When Rubio was railing against China on the Senate floor, he admits feeling “lonely.” Now that sentiment is en vogue. His allies will argue it is because the senator has been frequently prescient.

In February 2019, Rubio released a mammoth report on “China’s blatant industrial espionage and coercion.” Later that year, in a December speech on industrial policy, it was Rubio who warned about Chinese dominance of the supply chains that carry everything from chips to pharmaceuticals. The pandemic wouldn’t bring that issue into focus until March 2020.

In remarks that were canceled because of the pandemic, in the summer of that year, Rubio planned to discuss how deindustrialization, fueled by the neoliberal theory that expanding global markets are an unquestionable good, “bears down with particular force on black Americans.” The next day, George Floyd was murdered.

He was delayed, but not deterred. It was Rubio who led the charge against Amazon for removing the book, “When Harry Became Sally: Responding to the Transgender Moment” by conservative scholar, Ryan Anderson. He warned Amazon CEO Jeff Bezos in a February 2021 letter that the decision to de-platform Anderson had “weighty implications for the future of open discourse in the digital age.” Conservatives have only grown angrier at what they see as censorship in the time since.

Rubio sees a realignment, one that’s happening beyond the halls of Congress. There is a fracture opening and now being laid bare in corporate America between neoliberalism and what he calls “American Marxism.”

“Generally, what would protect you from hysteria is your institutions, your traditions, your foundations,” Rubio said before adding that some of that civil society “had been destroyed by the policy decisions that were made on economics. When you basically send your factories and jobs overseas, those communities collapse. And there’s nothing there to remind people of basic truths and reality.”

Many Fortune 500 companies, in his estimation, were happy to go along with progressive politics. “It’s protection money basically,” he said. “The mob is going to show up and say, ‘We will burn down your business if you don’t pay us our monthly insurance.” It’s how Nike could condemn systemic racism in America while employing enslaved Uyghur Muslims in overseas sweatshops, he writes, or why Coca-Cola turned a blind eye to Chinese humanitarian abuses while sponsoring the Beijing Olympics but boycotting Georgia over its new voter laws. “Again,” he said, “there’s no attachment to country.”

Rubio doesn’t believe he can get a CEO like Tim Cook of Apple, or even Elon Musk, to see themselves and their companies as American enterprises first and foremost. The adage, “what’s good for General Motors is good for the country,” won’t be updated for Tesla, who built their “gigafactory” in Shanghai.

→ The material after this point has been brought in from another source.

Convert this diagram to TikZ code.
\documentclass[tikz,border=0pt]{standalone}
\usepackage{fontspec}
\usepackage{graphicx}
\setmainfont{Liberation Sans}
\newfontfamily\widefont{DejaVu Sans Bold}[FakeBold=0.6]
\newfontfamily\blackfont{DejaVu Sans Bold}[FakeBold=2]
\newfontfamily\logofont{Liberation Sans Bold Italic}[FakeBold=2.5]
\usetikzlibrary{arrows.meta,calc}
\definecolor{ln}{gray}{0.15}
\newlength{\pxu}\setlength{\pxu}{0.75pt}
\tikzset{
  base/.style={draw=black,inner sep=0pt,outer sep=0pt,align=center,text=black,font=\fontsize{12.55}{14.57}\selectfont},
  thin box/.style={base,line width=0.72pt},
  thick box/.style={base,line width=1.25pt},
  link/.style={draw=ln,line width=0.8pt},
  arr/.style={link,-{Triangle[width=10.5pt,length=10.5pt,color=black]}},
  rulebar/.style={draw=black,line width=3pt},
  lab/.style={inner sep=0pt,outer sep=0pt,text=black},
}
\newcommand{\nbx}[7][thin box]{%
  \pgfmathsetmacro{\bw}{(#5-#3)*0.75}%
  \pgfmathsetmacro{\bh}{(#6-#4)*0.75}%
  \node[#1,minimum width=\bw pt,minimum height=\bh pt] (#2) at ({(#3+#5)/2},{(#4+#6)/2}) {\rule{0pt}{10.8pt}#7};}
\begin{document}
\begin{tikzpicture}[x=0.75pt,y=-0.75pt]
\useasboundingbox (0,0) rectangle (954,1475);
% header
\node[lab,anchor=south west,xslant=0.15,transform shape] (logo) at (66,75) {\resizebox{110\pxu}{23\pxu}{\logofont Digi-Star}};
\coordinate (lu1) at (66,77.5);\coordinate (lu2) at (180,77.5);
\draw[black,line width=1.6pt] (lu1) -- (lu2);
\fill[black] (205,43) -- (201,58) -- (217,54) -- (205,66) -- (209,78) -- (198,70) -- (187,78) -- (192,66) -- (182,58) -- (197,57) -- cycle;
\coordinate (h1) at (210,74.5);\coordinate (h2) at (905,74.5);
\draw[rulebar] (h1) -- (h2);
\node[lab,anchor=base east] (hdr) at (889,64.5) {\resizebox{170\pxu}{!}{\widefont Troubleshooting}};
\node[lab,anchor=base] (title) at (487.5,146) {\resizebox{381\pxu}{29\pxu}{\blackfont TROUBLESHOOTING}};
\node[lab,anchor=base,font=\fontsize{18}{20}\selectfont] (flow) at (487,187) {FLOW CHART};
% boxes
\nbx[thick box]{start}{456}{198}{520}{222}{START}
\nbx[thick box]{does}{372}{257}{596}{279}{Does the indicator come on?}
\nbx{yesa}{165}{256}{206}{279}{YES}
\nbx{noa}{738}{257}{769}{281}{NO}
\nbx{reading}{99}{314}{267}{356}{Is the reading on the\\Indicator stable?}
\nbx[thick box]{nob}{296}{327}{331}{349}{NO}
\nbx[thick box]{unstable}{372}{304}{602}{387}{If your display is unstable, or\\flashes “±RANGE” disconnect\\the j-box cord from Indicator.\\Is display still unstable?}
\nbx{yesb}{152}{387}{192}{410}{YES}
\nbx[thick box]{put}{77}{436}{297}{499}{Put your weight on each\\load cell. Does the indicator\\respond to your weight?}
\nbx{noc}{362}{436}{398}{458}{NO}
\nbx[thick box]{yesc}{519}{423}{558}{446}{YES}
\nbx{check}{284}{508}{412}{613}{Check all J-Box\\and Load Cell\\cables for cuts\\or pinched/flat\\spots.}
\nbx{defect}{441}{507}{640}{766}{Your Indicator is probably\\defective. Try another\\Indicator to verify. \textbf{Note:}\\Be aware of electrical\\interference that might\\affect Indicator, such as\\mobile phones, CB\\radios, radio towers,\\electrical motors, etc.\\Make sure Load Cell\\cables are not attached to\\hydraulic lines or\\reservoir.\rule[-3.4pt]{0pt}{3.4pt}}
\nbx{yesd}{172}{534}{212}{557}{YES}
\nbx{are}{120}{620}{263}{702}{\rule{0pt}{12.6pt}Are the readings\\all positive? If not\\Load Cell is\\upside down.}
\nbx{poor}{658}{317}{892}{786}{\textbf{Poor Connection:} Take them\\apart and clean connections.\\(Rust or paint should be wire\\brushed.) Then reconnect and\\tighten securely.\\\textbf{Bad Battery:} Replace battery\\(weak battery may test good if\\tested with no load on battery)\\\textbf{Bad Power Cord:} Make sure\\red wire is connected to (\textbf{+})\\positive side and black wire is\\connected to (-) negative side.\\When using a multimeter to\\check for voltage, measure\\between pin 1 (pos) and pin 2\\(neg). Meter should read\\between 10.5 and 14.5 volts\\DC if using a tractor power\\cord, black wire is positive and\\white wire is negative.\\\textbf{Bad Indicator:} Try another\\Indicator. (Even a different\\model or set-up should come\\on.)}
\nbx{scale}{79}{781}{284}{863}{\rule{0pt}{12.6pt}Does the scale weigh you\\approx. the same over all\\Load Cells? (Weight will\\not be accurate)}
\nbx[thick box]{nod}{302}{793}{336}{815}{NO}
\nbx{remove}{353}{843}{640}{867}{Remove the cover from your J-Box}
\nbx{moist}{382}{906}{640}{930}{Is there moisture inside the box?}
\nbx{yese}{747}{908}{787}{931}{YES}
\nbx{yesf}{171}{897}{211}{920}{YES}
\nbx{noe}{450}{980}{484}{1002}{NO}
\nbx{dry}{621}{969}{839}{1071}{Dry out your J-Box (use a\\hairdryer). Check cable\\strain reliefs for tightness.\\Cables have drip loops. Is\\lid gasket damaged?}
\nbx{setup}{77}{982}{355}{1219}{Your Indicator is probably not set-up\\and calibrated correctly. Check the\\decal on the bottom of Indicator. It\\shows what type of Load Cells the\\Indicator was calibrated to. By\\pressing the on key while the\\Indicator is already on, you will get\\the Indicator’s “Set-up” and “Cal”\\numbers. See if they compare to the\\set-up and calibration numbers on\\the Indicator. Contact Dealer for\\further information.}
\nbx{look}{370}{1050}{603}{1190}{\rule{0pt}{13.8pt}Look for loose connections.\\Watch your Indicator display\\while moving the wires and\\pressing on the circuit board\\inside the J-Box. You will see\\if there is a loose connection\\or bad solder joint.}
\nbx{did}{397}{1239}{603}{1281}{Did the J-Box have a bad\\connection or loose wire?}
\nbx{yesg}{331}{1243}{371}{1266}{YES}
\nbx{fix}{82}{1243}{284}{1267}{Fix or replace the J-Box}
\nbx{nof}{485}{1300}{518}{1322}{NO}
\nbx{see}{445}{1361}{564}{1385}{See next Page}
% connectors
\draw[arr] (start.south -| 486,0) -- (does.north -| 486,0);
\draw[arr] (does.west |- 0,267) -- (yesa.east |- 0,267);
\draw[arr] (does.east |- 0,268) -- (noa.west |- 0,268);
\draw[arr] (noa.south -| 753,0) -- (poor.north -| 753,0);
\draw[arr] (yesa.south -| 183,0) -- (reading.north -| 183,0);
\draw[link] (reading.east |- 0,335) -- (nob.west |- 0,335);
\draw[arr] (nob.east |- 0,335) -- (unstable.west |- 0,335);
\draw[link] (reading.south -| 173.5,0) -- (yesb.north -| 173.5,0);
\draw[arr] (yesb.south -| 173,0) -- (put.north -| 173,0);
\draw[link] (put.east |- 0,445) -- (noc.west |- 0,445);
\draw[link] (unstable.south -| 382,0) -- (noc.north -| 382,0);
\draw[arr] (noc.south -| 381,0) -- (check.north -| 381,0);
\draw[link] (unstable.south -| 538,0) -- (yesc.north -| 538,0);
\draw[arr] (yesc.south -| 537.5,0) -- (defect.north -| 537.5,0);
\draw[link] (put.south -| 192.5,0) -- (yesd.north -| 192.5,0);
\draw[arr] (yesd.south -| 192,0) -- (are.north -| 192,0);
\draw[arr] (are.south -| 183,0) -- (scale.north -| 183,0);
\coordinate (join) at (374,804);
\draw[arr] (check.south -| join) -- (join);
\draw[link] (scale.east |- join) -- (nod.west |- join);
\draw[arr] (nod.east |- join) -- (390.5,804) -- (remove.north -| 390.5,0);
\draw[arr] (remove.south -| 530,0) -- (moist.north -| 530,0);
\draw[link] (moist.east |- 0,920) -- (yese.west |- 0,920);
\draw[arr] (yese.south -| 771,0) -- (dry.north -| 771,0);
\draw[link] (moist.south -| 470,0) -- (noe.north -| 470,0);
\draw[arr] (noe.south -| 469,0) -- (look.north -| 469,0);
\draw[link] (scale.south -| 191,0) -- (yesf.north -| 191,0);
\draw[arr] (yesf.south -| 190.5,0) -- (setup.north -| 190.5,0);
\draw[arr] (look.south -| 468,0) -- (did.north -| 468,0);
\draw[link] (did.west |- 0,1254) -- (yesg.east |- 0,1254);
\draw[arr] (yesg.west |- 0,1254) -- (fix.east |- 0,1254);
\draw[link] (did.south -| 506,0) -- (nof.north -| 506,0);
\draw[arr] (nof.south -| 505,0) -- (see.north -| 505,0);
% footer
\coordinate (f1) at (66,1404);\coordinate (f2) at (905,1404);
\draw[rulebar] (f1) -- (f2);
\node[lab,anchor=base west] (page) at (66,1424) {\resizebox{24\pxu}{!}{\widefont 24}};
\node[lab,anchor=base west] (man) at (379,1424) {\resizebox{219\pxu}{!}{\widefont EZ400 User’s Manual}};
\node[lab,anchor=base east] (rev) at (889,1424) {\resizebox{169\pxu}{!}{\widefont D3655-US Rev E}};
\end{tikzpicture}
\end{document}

Rubio has tried to put to paper the scope of the problem he sees. “My focus is on what policymakers need to do about it,” he said of his interactions with multinational corporations. “Their obligation may be to their shareholders and making a return on investment for their company, but our obligation is to the United States.”

“We face a massive test and one that I hope the Republican Party can begin to offer answers to,” Rubio said of his effort to convince conservatives to finally turn away from the old ways to confront the new, modern, existential threats that he sees.